== To be done ==
Please output every line of the material as it stands, without the pictures.

== Data lines ==
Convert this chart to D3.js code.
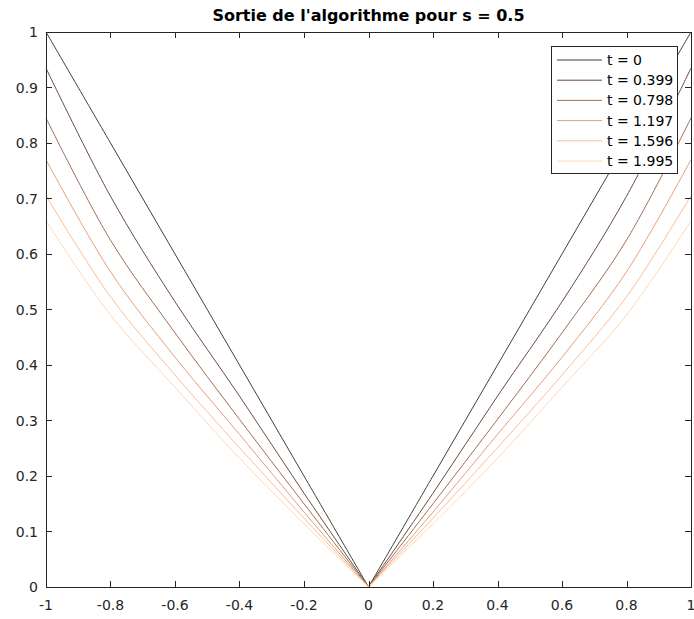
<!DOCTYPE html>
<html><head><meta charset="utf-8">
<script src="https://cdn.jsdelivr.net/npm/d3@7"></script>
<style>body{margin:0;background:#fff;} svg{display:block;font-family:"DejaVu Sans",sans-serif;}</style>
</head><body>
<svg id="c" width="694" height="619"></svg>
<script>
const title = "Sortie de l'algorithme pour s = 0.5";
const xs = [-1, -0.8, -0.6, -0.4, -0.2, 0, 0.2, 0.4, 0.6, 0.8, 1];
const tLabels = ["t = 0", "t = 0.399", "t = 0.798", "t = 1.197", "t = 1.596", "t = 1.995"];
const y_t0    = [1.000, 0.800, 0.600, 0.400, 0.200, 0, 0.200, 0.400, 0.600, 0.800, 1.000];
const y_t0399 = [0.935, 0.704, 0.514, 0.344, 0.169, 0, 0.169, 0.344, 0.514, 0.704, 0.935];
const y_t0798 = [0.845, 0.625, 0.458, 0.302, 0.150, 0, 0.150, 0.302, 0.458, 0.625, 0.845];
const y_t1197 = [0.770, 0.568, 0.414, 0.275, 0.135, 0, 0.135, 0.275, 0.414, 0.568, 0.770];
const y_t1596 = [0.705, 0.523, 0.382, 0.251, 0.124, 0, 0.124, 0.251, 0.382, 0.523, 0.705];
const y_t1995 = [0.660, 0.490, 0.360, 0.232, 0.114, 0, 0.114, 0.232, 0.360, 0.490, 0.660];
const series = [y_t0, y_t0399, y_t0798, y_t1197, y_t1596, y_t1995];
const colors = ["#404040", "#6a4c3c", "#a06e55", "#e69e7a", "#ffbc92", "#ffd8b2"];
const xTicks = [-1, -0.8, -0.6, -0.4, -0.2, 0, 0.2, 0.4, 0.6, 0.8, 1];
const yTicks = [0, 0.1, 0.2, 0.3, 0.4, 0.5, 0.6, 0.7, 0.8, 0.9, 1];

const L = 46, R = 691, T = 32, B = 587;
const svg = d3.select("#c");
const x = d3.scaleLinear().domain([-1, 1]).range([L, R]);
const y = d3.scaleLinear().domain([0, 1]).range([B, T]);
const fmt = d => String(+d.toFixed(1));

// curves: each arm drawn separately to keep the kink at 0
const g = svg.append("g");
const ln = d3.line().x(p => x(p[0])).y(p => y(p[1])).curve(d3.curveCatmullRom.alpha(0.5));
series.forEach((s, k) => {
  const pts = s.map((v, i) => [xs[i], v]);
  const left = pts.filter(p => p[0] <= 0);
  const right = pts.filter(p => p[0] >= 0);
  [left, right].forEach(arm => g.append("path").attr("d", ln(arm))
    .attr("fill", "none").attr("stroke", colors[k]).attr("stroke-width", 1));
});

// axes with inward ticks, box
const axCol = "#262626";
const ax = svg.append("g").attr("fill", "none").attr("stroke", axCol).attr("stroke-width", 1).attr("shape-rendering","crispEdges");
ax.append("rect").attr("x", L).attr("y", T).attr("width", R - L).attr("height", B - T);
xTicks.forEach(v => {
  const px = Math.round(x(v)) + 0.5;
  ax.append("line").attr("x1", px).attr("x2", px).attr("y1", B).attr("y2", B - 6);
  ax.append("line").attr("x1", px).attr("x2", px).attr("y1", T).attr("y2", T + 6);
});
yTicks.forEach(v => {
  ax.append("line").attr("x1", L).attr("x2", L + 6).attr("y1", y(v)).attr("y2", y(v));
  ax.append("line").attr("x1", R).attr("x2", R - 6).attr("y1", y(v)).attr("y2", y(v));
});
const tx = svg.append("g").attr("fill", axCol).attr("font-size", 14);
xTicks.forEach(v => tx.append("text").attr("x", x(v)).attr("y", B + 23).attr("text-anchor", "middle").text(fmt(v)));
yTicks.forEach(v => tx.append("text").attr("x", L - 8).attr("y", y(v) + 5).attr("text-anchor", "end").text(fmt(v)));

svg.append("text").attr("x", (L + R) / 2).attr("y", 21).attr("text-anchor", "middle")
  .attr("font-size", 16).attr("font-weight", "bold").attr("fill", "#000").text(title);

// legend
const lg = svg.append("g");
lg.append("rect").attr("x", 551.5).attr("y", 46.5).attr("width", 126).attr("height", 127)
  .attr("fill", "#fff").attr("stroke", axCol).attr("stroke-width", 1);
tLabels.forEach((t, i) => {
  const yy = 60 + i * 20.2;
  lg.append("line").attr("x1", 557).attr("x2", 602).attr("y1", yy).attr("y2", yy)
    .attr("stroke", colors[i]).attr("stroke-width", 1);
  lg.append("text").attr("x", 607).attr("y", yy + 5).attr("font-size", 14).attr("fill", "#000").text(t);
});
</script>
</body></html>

== The response ==
Convert this chart to D3.js code.
<!DOCTYPE html>
<html><head><meta charset="utf-8">
<script src="https://cdn.jsdelivr.net/npm/d3@7"></script>
<style>body{margin:0;background:#fff;} svg{display:block;font-family:"DejaVu Sans",sans-serif;}</style>
</head><body>
<svg id="c" width="694" height="619"></svg>
<script>
const title = "Sortie de l'algorithme pour s = 0.5";
const xs = [-1, -0.8, -0.6, -0.4, -0.2, 0, 0.2, 0.4, 0.6, 0.8, 1];
const tLabels = ["t = 0", "t = 0.399", "t = 0.798", "t = 1.197", "t = 1.596", "t = 1.995"];
const y_t0    = [1.000, 0.800, 0.600, 0.400, 0.200, 0, 0.200, 0.400, 0.600, 0.800, 1.000];
const y_t0399 = [0.935, 0.704, 0.514, 0.344, 0.169, 0, 0.169, 0.344, 0.514, 0.704, 0.935];
const y_t0798 = [0.845, 0.625, 0.458, 0.302, 0.150, 0, 0.150, 0.302, 0.458, 0.625, 0.845];
const y_t1197 = [0.770, 0.568, 0.414, 0.275, 0.135, 0, 0.135, 0.275, 0.414, 0.568, 0.770];
const y_t1596 = [0.705, 0.523, 0.382, 0.251, 0.124, 0, 0.124, 0.251, 0.382, 0.523, 0.705];
const y_t1995 = [0.660, 0.490, 0.360, 0.232, 0.114, 0, 0.114, 0.232, 0.360, 0.490, 0.660];
const series = [y_t0, y_t0399, y_t0798, y_t1197, y_t1596, y_t1995];
const colors = ["#404040", "#6a4c3c", "#a06e55", "#e69e7a", "#ffbc92", "#ffd8b2"];
const xTicks = [-1, -0.8, -0.6, -0.4, -0.2, 0, 0.2, 0.4, 0.6, 0.8, 1];
const yTicks = [0, 0.1, 0.2, 0.3, 0.4, 0.5, 0.6, 0.7, 0.8, 0.9, 1];

const L = 46, R = 691, T = 32, B = 587;
const svg = d3.select("#c");
const x = d3.scaleLinear().domain([-1, 1]).range([L, R]);
const y = d3.scaleLinear().domain([0, 1]).range([B, T]);
const fmt = d => String(+d.toFixed(1));

// curves: each arm drawn separately to keep the kink at 0
const g = svg.append("g");
const ln = d3.line().x(p => x(p[0])).y(p => y(p[1])).curve(d3.curveCatmullRom.alpha(0.5));
series.forEach((s, k) => {
  const pts = s.map((v, i) => [xs[i], v]);
  const left = pts.filter(p => p[0] <= 0);
  const right = pts.filter(p => p[0] >= 0);
  [left, right].forEach(arm => g.append("path").attr("d", ln(arm))
    .attr("fill", "none").attr("stroke", colors[k]).attr("stroke-width", 1));
});

// axes with inward ticks, box
const axCol = "#262626";
const ax = svg.append("g").attr("fill", "none").attr("stroke", axCol).attr("stroke-width", 1).attr("shape-rendering","crispEdges");
ax.append("rect").attr("x", L).attr("y", T).attr("width", R - L).attr("height", B - T);
xTicks.forEach(v => {
  const px = Math.round(x(v)) + 0.5;
  ax.append("line").attr("x1", px).attr("x2", px).attr("y1", B).attr("y2", B - 6);
  ax.append("line").attr("x1", px).attr("x2", px).attr("y1", T).attr("y2", T + 6);
});
yTicks.forEach(v => {
  ax.append("line").attr("x1", L).attr("x2", L + 6).attr("y1", y(v)).attr("y2", y(v));
  ax.append("line").attr("x1", R).attr("x2", R - 6).attr("y1", y(v)).attr("y2", y(v));
});
const tx = svg.append("g").attr("fill", axCol).attr("font-size", 14);
xTicks.forEach(v => tx.append("text").attr("x", x(v)).attr("y", B + 23).attr("text-anchor", "middle").text(fmt(v)));
yTicks.forEach(v => tx.append("text").attr("x", L - 8).attr("y", y(v) + 5).attr("text-anchor", "end").text(fmt(v)));

svg.append("text").attr("x", (L + R) / 2).attr("y", 21).attr("text-anchor", "middle")
  .attr("font-size", 16).attr("font-weight", "bold").attr("fill", "#000").text(title);

// legend
const lg = svg.append("g");
lg.append("rect").attr("x", 551.5).attr("y", 46.5).attr("width", 126).attr("height", 127)
  .attr("fill", "#fff").attr("stroke", axCol).attr("stroke-width", 1);
tLabels.forEach((t, i) => {
  const yy = 60 + i * 20.2;
  lg.append("line").attr("x1", 557).attr("x2", 602).attr("y1", yy).attr("y2", yy)
    .attr("stroke", colors[i]).attr("stroke-width", 1);
  lg.append("text").attr("x", 607).attr("y", yy + 5).attr("font-size", 14).attr("fill", "#000").text(t);
});
</script>
</body></html>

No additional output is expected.